**Brief**
Repeat each entry word for word. Leave any images out of the copy.

═════ Records shown ═════

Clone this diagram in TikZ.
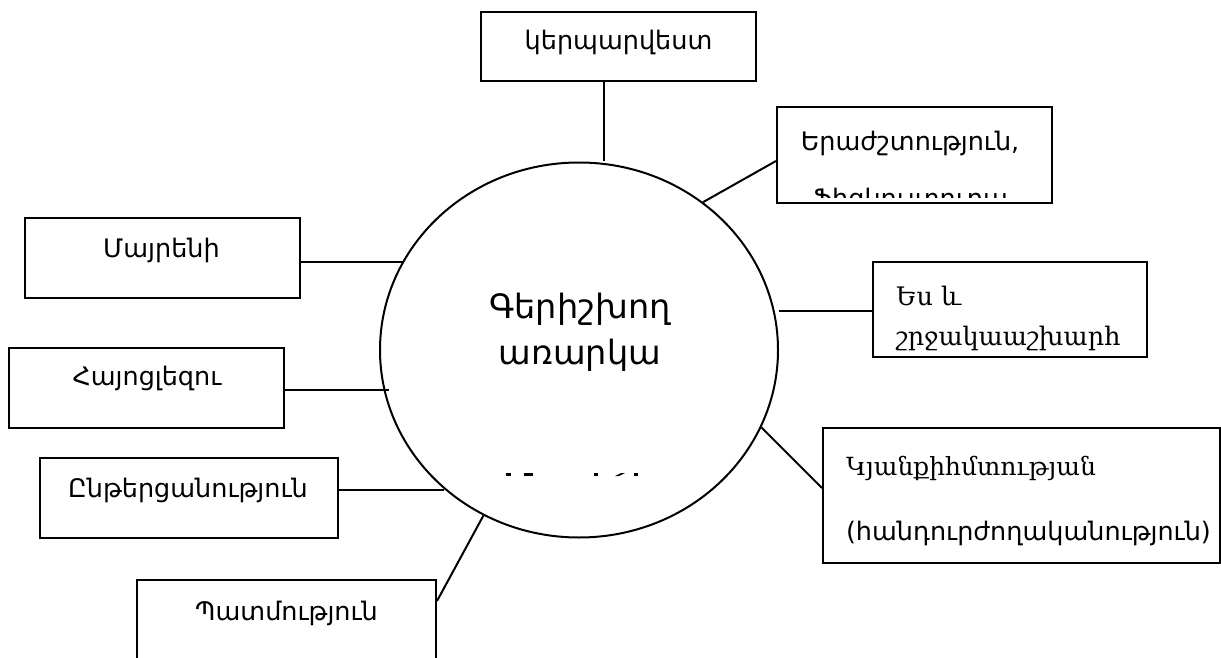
\documentclass[tikz,border=0pt]{standalone}
\usepackage{fontspec}
\setmainfont{DejaVu Sans}
\newfontfamily\armserif{DejaVu Serif}
\usetikzlibrary{shapes.geometric,calc}

\tikzset{every picture/.style={line width=2pt}}
\tikzset{
  subjbox/.style={draw, rectangle, inner sep=0pt},
  lbl/.style={anchor=base, inner sep=0pt, font=\fontsize{25.5}{30}\selectfont},
  lblw/.style={anchor=base west, inner sep=0pt, font=\fontsize{25.5}{30}\selectfont},
  slbl/.style={anchor=base west, inner sep=0pt, font=\armserif\fontsize{25.5}{30}\selectfont},
  biglbl/.style={anchor=base, inner sep=0pt, font=\fontsize{33.5}{46}\selectfont},
}

\begin{document}
\begin{tikzpicture}[x=1pt,y=1pt,yscale=-1,xscale=1]
\clip (0,0) rectangle (1221,658);
\fill[white] (0,0) rectangle (1221,658);

%Shape: Ellipse
\node[draw, ellipse, inner sep=0pt, minimum width=398pt, minimum height=375pt] (subj) at (579,350) {};

%Shape: Rectangle
\node[subjbox, minimum width=275pt, minimum height=69pt] (art) at (618.5,46.5) {};
%Shape: Rectangle
\node[subjbox, minimum width=275pt, minimum height=96pt] (mus) at (914.5,155) {};
%Shape: Rectangle
\node[subjbox, minimum width=274pt, minimum height=95pt] (me) at (1010,309.5) {};
%Shape: Rectangle
\node[subjbox, minimum width=397pt, minimum height=135pt] (life) at (1021.5,495.5) {};
%Shape: Rectangle
\node[subjbox, minimum width=275pt, minimum height=80pt] (moth) at (162.5,258) {};
%Shape: Rectangle
\node[subjbox, minimum width=275pt, minimum height=80pt] (arm) at (146.5,388) {};
%Shape: Rectangle
\node[subjbox, minimum width=298pt, minimum height=80pt] (read) at (189,498) {};
%Shape: Rectangle
\node[subjbox, minimum width=299pt, minimum height=100pt] (hist) at (286.5,630) {};

% Text Node
\node[biglbl] (subjA) at (580,318) {Գերիշխող};
% Text Node
\node[biglbl] (subjB) at (580,364) {առարկա};
% cut third line
\foreach \xa/\xb in {506/511,524/533,594/598,634/638}
  \fill (\xa,473) rectangle (\xb,476);
\fill (615,476) -- (621,473) -- (625,473) -- (619,476) -- cycle;

% Text Node
\node[lbl] (artT) at (618.5,50) {կերպարվեստ};
% Text Node
\begin{scope}
\clip (mus.north west) rectangle ($(mus.south east)+(0,-7)$);
\node[lbl] (musA) at (910,150) {Երաժշտություն,};
\node[lbl] (musB) at (910,207) {Ֆիզկուլտուրա};
\end{scope}
% Text Node
\node[slbl] (meA) at (895,305) {Ես և};
\node[slbl] (meB) at (895,345) {շրջակաաշխարհ};
% Text Node
\node[slbl, font=\armserif\fontsize{25}{30}\selectfont] (lifeA) at (845,475) {Կյանքիհմտության};
\node[lblw] (lifeB) at (845,540) {(հանդուրժողականություն)};
% Text Node
\node[lbl] (mothT) at (161.5,257) {Մայրենի};
% Text Node
\node[lbl] (armT) at (147,385) {Հայոցլեզու};
% Text Node
\node[lbl] (readT) at (188,497) {Ընթերցանություն};
% Text Node
\node[lbl] (histT) at (286.5,620) {Պատմություն};

%Straight Lines
\coordinate (artP) at ($(art.south)+(-14.5,0)$);
\draw (artP) -- (artP |- subj.north);
\draw (subj.50) -- ($(mus.west)+(0,6)$);
\coordinate (meP) at ($(me.west)+(0,1.5)$);
\draw (meP) -- (meP -| subj.east);
\draw (subj.-23) -- ($(life.west)+(0,-7.5)$);
\coordinate (mothP) at ($(moth.east)+(0,4)$);
\draw (mothP) -- (mothP -| subj.153);
\coordinate (armP) at ($(arm.east)+(0,2)$);
\coordinate (armQ) at ($(subj.west)+(10,0)$);
\draw (armP) -- (armP -| armQ);
\coordinate (readP) at ($(read.east)+(0,-8)$);
\draw (readP) -- (readP -| subj.226);
\draw ($(hist.north east)+(0,22)$) -- (subj.240);

\end{tikzpicture}
\end{document}
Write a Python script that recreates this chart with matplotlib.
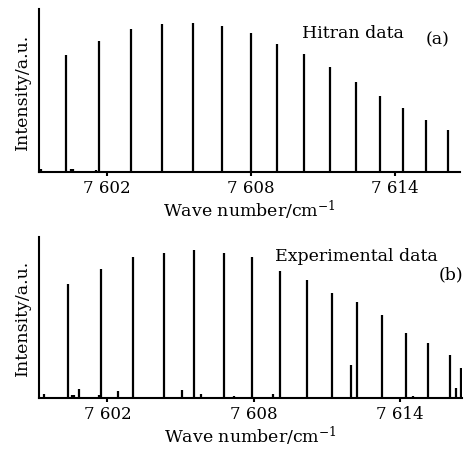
import matplotlib
matplotlib.use("Agg")
import matplotlib.pyplot as plt

plt.rcParams['font.family'] = ['DejaVu Serif']
plt.rcParams['mathtext.fontset'] = 'dejavuserif'

# Hitran lines (wave number, intensity)
hitran_x = [7600.28, 7601.67, 7603.00, 7604.28, 7605.56, 7606.77, 7607.98, 7609.08,
            7610.21, 7611.28, 7612.35, 7613.36, 7614.31, 7615.27, 7616.21]
hitran_y = [0.78, 0.88, 0.96, 0.99, 1.00, 0.98, 0.93, 0.86,
            0.79, 0.70, 0.60, 0.51, 0.43, 0.35, 0.28]
hitran_weak_x = [7599.25, 7600.48, 7600.57, 7601.53]
hitran_weak_y = [0.02, 0.02, 0.02, 0.015]

# experimental lines
exp_x = [7600.38, 7601.74, 7603.05, 7604.32, 7605.55, 7606.77, 7607.94, 7609.08,
         7610.17, 7611.22, 7612.25, 7613.26, 7614.23, 7615.14, 7616.03,
         7611.99, 7616.30, 7616.50]
exp_y = [0.77, 0.87, 0.95, 0.98, 1.00, 0.98, 0.95, 0.86,
         0.80, 0.71, 0.65, 0.56, 0.44, 0.37, 0.29,
         0.22, 0.07, 0.20]
exp_weak_x = [7599.40, 7600.55, 7600.62, 7600.85, 7601.67, 7602.43, 7605.05,
              7605.83, 7607.19, 7608.80, 7614.54]
exp_weak_y = [0.03, 0.02, 0.02, 0.06, 0.02, 0.05, 0.055, 0.03, 0.015, 0.03, 0.01]

xticks = [7602, 7608, 7614]
xticklabels = ["7 602", "7 608", "7 614"]

fig = plt.figure(figsize=(4.65, 4.52), dpi=100)
ax1 = fig.add_axes([0.0845, 0.617, 0.905, 0.3606])
ax2 = fig.add_axes([0.0845, 0.1173, 0.9097, 0.357])

panels = [
    (ax1, hitran_x, hitran_y, hitran_weak_x, hitran_weak_y, (7599.17, 7616.70),
     "Hitran data", (0.624, 0.859), "(a)", (0.917, 0.816)),
    (ax2, exp_x, exp_y, exp_weak_x, exp_weak_y, (7599.21, 7616.55),
     "Experimental data", (0.557, 0.882), "(b)", (0.943, 0.769)),
]

for ax, x, y, wx, wy, xlim, name, npos, tag, tpos in panels:
    ax.vlines(x, 0, y, color="black", lw=1.6)
    ax.vlines(wx, 0, wy, color="black", lw=1.6)
    ax.set_xlim(*xlim)
    ax.set_ylim(0, 1.09)
    ax.spines["top"].set_visible(False)
    ax.spines["right"].set_visible(False)
    ax.spines["left"].set_linewidth(1.5)
    ax.spines["bottom"].set_linewidth(1.5)
    ax.set_yticks([])
    ax.set_xticks(xticks)
    ax.set_xticklabels(xticklabels, fontsize=12)
    ax.tick_params(axis="x", direction="out", length=3, width=1.5, pad=2)
    ax.set_xlabel("Wave number/cm$^{-1}$", fontsize=12.5, labelpad=1)
    ax.set_ylabel("Intensity/a.u.", fontsize=12.5, labelpad=6)
    ax.text(npos[0], npos[1], name, transform=ax.transAxes, fontsize=12.5,
            ha="left", va="center")
    ax.text(tpos[0], tpos[1], tag, transform=ax.transAxes, fontsize=12.5,
            ha="left", va="center")

fig.savefig("out.png", dpi=100)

═════

**Answer for the task**
Clone this diagram in TikZ.
\documentclass[tikz,border=0pt]{standalone}
\usepackage{fontspec}
\setmainfont{DejaVu Sans}
\newfontfamily\armserif{DejaVu Serif}
\usetikzlibrary{shapes.geometric,calc}

\tikzset{every picture/.style={line width=2pt}}
\tikzset{
  subjbox/.style={draw, rectangle, inner sep=0pt},
  lbl/.style={anchor=base, inner sep=0pt, font=\fontsize{25.5}{30}\selectfont},
  lblw/.style={anchor=base west, inner sep=0pt, font=\fontsize{25.5}{30}\selectfont},
  slbl/.style={anchor=base west, inner sep=0pt, font=\armserif\fontsize{25.5}{30}\selectfont},
  biglbl/.style={anchor=base, inner sep=0pt, font=\fontsize{33.5}{46}\selectfont},
}

\begin{document}
\begin{tikzpicture}[x=1pt,y=1pt,yscale=-1,xscale=1]
\clip (0,0) rectangle (1221,658);
\fill[white] (0,0) rectangle (1221,658);

%Shape: Ellipse
\node[draw, ellipse, inner sep=0pt, minimum width=398pt, minimum height=375pt] (subj) at (579,350) {};

%Shape: Rectangle
\node[subjbox, minimum width=275pt, minimum height=69pt] (art) at (618.5,46.5) {};
%Shape: Rectangle
\node[subjbox, minimum width=275pt, minimum height=96pt] (mus) at (914.5,155) {};
%Shape: Rectangle
\node[subjbox, minimum width=274pt, minimum height=95pt] (me) at (1010,309.5) {};
%Shape: Rectangle
\node[subjbox, minimum width=397pt, minimum height=135pt] (life) at (1021.5,495.5) {};
%Shape: Rectangle
\node[subjbox, minimum width=275pt, minimum height=80pt] (moth) at (162.5,258) {};
%Shape: Rectangle
\node[subjbox, minimum width=275pt, minimum height=80pt] (arm) at (146.5,388) {};
%Shape: Rectangle
\node[subjbox, minimum width=298pt, minimum height=80pt] (read) at (189,498) {};
%Shape: Rectangle
\node[subjbox, minimum width=299pt, minimum height=100pt] (hist) at (286.5,630) {};

% Text Node
\node[biglbl] (subjA) at (580,318) {Գերիշխող};
% Text Node
\node[biglbl] (subjB) at (580,364) {առարկա};
% cut third line
\foreach \xa/\xb in {506/511,524/533,594/598,634/638}
  \fill (\xa,473) rectangle (\xb,476);
\fill (615,476) -- (621,473) -- (625,473) -- (619,476) -- cycle;

% Text Node
\node[lbl] (artT) at (618.5,50) {կերպարվեստ};
% Text Node
\begin{scope}
\clip (mus.north west) rectangle ($(mus.south east)+(0,-7)$);
\node[lbl] (musA) at (910,150) {Երաժշտություն,};
\node[lbl] (musB) at (910,207) {Ֆիզկուլտուրա};
\end{scope}
% Text Node
\node[slbl] (meA) at (895,305) {Ես և};
\node[slbl] (meB) at (895,345) {շրջակաաշխարհ};
% Text Node
\node[slbl, font=\armserif\fontsize{25}{30}\selectfont] (lifeA) at (845,475) {Կյանքիհմտության};
\node[lblw] (lifeB) at (845,540) {(հանդուրժողականություն)};
% Text Node
\node[lbl] (mothT) at (161.5,257) {Մայրենի};
% Text Node
\node[lbl] (armT) at (147,385) {Հայոցլեզու};
% Text Node
\node[lbl] (readT) at (188,497) {Ընթերցանություն};
% Text Node
\node[lbl] (histT) at (286.5,620) {Պատմություն};

%Straight Lines
\coordinate (artP) at ($(art.south)+(-14.5,0)$);
\draw (artP) -- (artP |- subj.north);
\draw (subj.50) -- ($(mus.west)+(0,6)$);
\coordinate (meP) at ($(me.west)+(0,1.5)$);
\draw (meP) -- (meP -| subj.east);
\draw (subj.-23) -- ($(life.west)+(0,-7.5)$);
\coordinate (mothP) at ($(moth.east)+(0,4)$);
\draw (mothP) -- (mothP -| subj.153);
\coordinate (armP) at ($(arm.east)+(0,2)$);
\coordinate (armQ) at ($(subj.west)+(10,0)$);
\draw (armP) -- (armP -| armQ);
\coordinate (readP) at ($(read.east)+(0,-8)$);
\draw (readP) -- (readP -| subj.226);
\draw ($(hist.north east)+(0,22)$) -- (subj.240);

\end{tikzpicture}
\end{document}
Write a Python script that recreates this chart with matplotlib.
import matplotlib
matplotlib.use("Agg")
import matplotlib.pyplot as plt

plt.rcParams['font.family'] = ['DejaVu Serif']
plt.rcParams['mathtext.fontset'] = 'dejavuserif'

# Hitran lines (wave number, intensity)
hitran_x = [7600.28, 7601.67, 7603.00, 7604.28, 7605.56, 7606.77, 7607.98, 7609.08,
            7610.21, 7611.28, 7612.35, 7613.36, 7614.31, 7615.27, 7616.21]
hitran_y = [0.78, 0.88, 0.96, 0.99, 1.00, 0.98, 0.93, 0.86,
            0.79, 0.70, 0.60, 0.51, 0.43, 0.35, 0.28]
hitran_weak_x = [7599.25, 7600.48, 7600.57, 7601.53]
hitran_weak_y = [0.02, 0.02, 0.02, 0.015]

# experimental lines
exp_x = [7600.38, 7601.74, 7603.05, 7604.32, 7605.55, 7606.77, 7607.94, 7609.08,
         7610.17, 7611.22, 7612.25, 7613.26, 7614.23, 7615.14, 7616.03,
         7611.99, 7616.30, 7616.50]
exp_y = [0.77, 0.87, 0.95, 0.98, 1.00, 0.98, 0.95, 0.86,
         0.80, 0.71, 0.65, 0.56, 0.44, 0.37, 0.29,
         0.22, 0.07, 0.20]
exp_weak_x = [7599.40, 7600.55, 7600.62, 7600.85, 7601.67, 7602.43, 7605.05,
              7605.83, 7607.19, 7608.80, 7614.54]
exp_weak_y = [0.03, 0.02, 0.02, 0.06, 0.02, 0.05, 0.055, 0.03, 0.015, 0.03, 0.01]

xticks = [7602, 7608, 7614]
xticklabels = ["7 602", "7 608", "7 614"]

fig = plt.figure(figsize=(4.65, 4.52), dpi=100)
ax1 = fig.add_axes([0.0845, 0.617, 0.905, 0.3606])
ax2 = fig.add_axes([0.0845, 0.1173, 0.9097, 0.357])

panels = [
    (ax1, hitran_x, hitran_y, hitran_weak_x, hitran_weak_y, (7599.17, 7616.70),
     "Hitran data", (0.624, 0.859), "(a)", (0.917, 0.816)),
    (ax2, exp_x, exp_y, exp_weak_x, exp_weak_y, (7599.21, 7616.55),
     "Experimental data", (0.557, 0.882), "(b)", (0.943, 0.769)),
]

for ax, x, y, wx, wy, xlim, name, npos, tag, tpos in panels:
    ax.vlines(x, 0, y, color="black", lw=1.6)
    ax.vlines(wx, 0, wy, color="black", lw=1.6)
    ax.set_xlim(*xlim)
    ax.set_ylim(0, 1.09)
    ax.spines["top"].set_visible(False)
    ax.spines["right"].set_visible(False)
    ax.spines["left"].set_linewidth(1.5)
    ax.spines["bottom"].set_linewidth(1.5)
    ax.set_yticks([])
    ax.set_xticks(xticks)
    ax.set_xticklabels(xticklabels, fontsize=12)
    ax.tick_params(axis="x", direction="out", length=3, width=1.5, pad=2)
    ax.set_xlabel("Wave number/cm$^{-1}$", fontsize=12.5, labelpad=1)
    ax.set_ylabel("Intensity/a.u.", fontsize=12.5, labelpad=6)
    ax.text(npos[0], npos[1], name, transform=ax.transAxes, fontsize=12.5,
            ha="left", va="center")
    ax.text(tpos[0], tpos[1], tag, transform=ax.transAxes, fontsize=12.5,
            ha="left", va="center")

fig.savefig("out.png", dpi=100)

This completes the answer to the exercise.